The video, a vapid bit of local TV "journalism," is ignorant junk. The reporter never asks how much electricity is needed to split the water into hydrogen and oxygen. More energy goes in than you get out--simple physics. The economic question is, how much more?

Whenever we move energy from one form to another, there's a loss. We do it to get a more portable or useful form--coal in the ground or water behind a dam becomes electricity, charges a battery, but 100 percent efficiency is an unrealizable ideal. There's lots of waste between the oil fields and the moment a gasoline-powered car's wheels turn. So that alone isn't an argument against hydrogen in cars (or else the fuel-cell notion would be just smoke and mirrors, too).

We need comparisons. It takes math. Generating electricity requires fuel and money. A cheap electrolysis machine is about $7,000, but don't expect to drive very far on its output; water has costs (another environmental issue), and so on. Someday, gasoline may be pricey enough and hydrogen production cheap enough to change things. That day is closer now than it was five years ago, but it's not close yet.

I'm no wizard; I flunked out of engineering school. To get in, though, I had to study math and science. That so many people believe these "magic" solutions are being suppressed by the car companies or big oil tells us that our educational system is faulty. In Michigan, for instance, there's a move on to soften recently stiffened high-school graduation requirements for math and science if kids take vocational training. Bad idea.

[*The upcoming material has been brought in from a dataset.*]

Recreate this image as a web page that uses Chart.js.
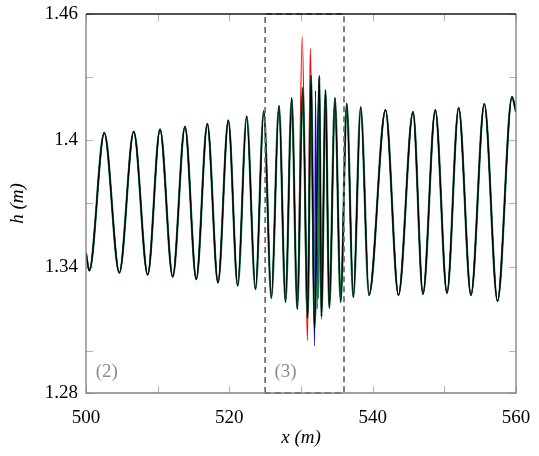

You don't need math and science to get a job as, say, a TV reporter. But a 21st-century citizen shouldn't stand slack-jawed like a 19th-century hayseed at a carnival when shown that water is made of hydrogen and oxygen and that those can be burned. Actually, 140 years ago, even a hayseed would have recognized that torch as the same thing as a limelight. We don't light stages with limelight anymore. Someone did the math.


AutoWeek | Updated: 07/02/08, 11:53 am et

Article URL: http://autoweek.com/apps/pbcs.dll/article?AID=/200807070430/FREE/496475965

Aren Jay
07-30-2008, 08:58 AM
Here we go again. He never said anything about how much more Energy is needed.

sailsmen
07-30-2008, 09:36 AM
Some estimates say it requires 2x the amount of an economy gas powered car.